◆ Directive ◆
Produce word for word the lines of the data below running from the one that has "Rebuild this chart as a Python script, using matplotlib." to the one that has "markeredgewidth=1.3, zorder=3)", inclusive, and no others.

◆ Provided material ◆
|---|

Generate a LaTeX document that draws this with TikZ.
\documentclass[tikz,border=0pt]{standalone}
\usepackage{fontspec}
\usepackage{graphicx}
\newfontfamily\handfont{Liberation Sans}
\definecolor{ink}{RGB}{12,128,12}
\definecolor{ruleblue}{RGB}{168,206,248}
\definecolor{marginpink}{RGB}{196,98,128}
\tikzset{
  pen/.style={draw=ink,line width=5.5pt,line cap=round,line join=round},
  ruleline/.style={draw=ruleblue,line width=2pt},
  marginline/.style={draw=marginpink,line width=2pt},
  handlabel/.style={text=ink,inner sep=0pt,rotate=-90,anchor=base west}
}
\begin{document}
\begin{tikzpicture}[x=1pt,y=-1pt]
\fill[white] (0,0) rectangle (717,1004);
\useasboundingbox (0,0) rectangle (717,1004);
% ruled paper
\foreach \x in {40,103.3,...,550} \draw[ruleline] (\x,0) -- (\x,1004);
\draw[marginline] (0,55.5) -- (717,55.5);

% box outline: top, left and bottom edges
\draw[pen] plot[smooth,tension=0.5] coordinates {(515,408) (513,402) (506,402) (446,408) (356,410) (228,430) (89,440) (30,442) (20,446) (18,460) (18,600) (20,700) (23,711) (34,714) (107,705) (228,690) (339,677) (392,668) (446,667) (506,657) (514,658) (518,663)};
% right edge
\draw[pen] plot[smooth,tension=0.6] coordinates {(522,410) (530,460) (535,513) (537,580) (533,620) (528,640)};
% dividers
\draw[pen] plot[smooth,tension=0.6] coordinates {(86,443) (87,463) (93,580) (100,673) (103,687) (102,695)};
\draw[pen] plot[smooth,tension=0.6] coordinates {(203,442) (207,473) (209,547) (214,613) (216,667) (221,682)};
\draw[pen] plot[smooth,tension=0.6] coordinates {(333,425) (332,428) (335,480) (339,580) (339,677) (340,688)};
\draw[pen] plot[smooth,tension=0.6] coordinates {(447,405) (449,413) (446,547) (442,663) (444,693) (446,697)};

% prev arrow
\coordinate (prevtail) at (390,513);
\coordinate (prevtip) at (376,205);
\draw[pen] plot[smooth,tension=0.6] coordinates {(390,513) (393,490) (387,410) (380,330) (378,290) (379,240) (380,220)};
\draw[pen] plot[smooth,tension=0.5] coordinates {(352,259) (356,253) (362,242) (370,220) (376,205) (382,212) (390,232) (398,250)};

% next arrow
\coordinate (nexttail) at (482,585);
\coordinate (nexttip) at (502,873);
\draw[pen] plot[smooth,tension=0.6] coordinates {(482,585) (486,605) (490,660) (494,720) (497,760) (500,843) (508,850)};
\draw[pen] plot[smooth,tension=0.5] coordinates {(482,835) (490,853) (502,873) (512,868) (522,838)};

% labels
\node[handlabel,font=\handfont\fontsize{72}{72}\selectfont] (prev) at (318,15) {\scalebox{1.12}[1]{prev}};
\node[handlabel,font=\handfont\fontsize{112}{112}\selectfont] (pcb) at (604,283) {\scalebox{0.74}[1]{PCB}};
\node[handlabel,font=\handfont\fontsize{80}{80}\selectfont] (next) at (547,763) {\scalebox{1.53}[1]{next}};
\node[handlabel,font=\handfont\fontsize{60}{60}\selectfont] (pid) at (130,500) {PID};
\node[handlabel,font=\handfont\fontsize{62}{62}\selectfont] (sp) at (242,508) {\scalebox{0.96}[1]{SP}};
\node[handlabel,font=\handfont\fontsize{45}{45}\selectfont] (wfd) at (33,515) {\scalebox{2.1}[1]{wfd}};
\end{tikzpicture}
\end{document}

|---|

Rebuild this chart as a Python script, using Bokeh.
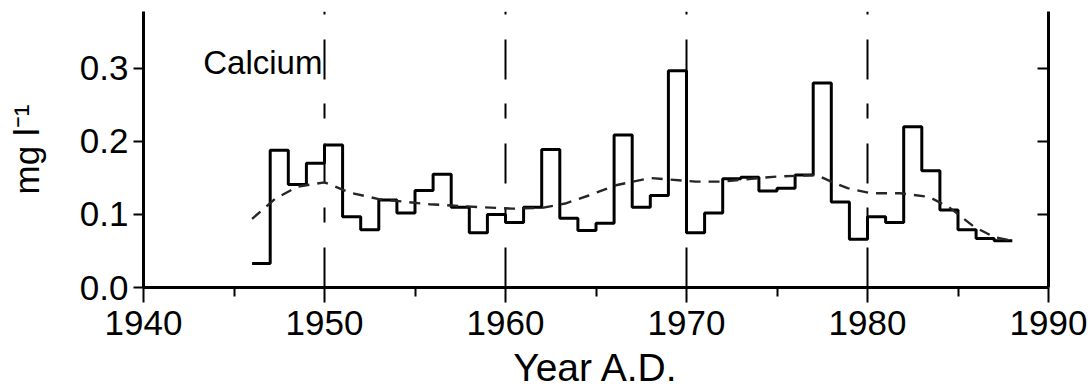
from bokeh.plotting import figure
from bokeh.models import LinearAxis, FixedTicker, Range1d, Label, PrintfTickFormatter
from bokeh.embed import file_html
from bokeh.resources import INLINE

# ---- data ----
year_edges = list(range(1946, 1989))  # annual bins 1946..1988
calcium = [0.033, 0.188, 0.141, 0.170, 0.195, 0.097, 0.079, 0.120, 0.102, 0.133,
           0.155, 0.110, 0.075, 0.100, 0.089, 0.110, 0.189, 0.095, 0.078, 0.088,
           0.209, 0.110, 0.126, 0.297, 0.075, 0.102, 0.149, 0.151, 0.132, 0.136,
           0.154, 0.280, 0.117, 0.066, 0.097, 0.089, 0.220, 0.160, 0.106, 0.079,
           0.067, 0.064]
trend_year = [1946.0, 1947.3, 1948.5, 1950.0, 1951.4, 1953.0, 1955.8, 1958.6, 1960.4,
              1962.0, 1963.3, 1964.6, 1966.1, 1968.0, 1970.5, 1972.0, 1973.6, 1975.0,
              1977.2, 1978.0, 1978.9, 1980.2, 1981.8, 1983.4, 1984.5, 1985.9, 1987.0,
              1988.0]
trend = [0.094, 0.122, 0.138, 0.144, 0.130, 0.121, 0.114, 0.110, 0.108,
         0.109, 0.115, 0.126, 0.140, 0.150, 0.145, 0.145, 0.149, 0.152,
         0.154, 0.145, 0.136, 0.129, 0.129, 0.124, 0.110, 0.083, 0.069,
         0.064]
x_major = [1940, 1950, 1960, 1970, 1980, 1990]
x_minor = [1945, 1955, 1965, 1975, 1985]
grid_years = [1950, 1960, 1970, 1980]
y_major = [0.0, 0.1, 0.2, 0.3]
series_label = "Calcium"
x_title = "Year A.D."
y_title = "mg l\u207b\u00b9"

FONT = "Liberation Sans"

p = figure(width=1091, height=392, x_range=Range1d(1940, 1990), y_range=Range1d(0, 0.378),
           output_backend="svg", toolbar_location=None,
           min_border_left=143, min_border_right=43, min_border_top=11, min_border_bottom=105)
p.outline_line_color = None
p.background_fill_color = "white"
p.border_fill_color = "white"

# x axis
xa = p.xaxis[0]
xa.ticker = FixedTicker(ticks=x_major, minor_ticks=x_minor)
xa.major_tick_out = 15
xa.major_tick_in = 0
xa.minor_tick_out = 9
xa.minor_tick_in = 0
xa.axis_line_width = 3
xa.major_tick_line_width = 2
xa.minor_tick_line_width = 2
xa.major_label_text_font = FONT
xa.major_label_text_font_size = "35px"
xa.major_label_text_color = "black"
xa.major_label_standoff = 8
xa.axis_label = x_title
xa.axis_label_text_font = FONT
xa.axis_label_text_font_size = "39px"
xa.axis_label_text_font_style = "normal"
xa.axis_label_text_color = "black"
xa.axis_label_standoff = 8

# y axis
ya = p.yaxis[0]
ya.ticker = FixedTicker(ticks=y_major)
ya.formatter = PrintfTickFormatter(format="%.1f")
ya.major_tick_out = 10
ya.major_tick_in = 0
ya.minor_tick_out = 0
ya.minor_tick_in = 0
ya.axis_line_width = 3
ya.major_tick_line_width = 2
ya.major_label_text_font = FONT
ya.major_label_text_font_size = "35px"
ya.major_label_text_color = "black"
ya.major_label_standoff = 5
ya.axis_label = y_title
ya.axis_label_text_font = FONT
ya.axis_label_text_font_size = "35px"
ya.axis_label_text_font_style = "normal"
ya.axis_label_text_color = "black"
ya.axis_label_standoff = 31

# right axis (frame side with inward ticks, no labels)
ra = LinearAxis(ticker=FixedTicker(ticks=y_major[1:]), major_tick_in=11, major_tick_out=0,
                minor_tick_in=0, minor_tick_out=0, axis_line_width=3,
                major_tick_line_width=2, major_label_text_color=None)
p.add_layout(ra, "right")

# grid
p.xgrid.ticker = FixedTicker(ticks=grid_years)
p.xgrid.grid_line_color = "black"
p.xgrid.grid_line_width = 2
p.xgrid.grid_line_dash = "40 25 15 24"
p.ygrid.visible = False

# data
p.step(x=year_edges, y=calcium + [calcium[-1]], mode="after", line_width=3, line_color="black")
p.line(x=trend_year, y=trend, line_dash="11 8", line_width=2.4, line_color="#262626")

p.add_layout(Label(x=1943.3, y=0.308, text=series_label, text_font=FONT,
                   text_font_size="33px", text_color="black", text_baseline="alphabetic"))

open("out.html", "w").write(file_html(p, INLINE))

|---|

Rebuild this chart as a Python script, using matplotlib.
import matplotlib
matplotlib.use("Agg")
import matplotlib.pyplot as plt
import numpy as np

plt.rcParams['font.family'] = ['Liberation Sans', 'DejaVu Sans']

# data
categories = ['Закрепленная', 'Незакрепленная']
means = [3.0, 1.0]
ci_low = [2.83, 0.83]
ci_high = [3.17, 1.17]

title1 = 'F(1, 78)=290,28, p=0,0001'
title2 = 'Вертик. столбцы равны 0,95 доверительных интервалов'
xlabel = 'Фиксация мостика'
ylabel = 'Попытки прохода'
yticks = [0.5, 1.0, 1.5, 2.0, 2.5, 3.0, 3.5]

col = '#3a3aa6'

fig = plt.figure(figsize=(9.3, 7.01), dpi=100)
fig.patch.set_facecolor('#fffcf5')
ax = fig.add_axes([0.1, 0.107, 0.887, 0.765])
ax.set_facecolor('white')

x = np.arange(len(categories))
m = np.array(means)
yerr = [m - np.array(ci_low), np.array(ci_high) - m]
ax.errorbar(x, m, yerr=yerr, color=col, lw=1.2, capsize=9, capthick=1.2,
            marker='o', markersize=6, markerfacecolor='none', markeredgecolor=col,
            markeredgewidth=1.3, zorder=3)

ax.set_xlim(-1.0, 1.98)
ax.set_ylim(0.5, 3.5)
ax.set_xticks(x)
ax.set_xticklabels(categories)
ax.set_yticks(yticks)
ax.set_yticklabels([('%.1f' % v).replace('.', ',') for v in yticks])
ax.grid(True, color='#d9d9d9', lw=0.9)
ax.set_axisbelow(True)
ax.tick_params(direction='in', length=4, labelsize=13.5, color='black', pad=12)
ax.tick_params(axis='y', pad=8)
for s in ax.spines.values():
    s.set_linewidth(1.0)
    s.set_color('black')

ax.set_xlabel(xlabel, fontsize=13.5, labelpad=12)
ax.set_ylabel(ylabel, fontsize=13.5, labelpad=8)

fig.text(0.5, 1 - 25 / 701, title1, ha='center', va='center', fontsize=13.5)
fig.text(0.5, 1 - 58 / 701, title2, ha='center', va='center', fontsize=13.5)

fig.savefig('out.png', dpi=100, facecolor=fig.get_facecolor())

|---|

◆ The answer ◆
Rebuild this chart as a Python script, using matplotlib.
import matplotlib
matplotlib.use("Agg")
import matplotlib.pyplot as plt
import numpy as np

plt.rcParams['font.family'] = ['Liberation Sans', 'DejaVu Sans']

# data
categories = ['Закрепленная', 'Незакрепленная']
means = [3.0, 1.0]
ci_low = [2.83, 0.83]
ci_high = [3.17, 1.17]

title1 = 'F(1, 78)=290,28, p=0,0001'
title2 = 'Вертик. столбцы равны 0,95 доверительных интервалов'
xlabel = 'Фиксация мостика'
ylabel = 'Попытки прохода'
yticks = [0.5, 1.0, 1.5, 2.0, 2.5, 3.0, 3.5]

col = '#3a3aa6'

fig = plt.figure(figsize=(9.3, 7.01), dpi=100)
fig.patch.set_facecolor('#fffcf5')
ax = fig.add_axes([0.1, 0.107, 0.887, 0.765])
ax.set_facecolor('white')

x = np.arange(len(categories))
m = np.array(means)
yerr = [m - np.array(ci_low), np.array(ci_high) - m]
ax.errorbar(x, m, yerr=yerr, color=col, lw=1.2, capsize=9, capthick=1.2,
            marker='o', markersize=6, markerfacecolor='none', markeredgecolor=col,
            markeredgewidth=1.3, zorder=3)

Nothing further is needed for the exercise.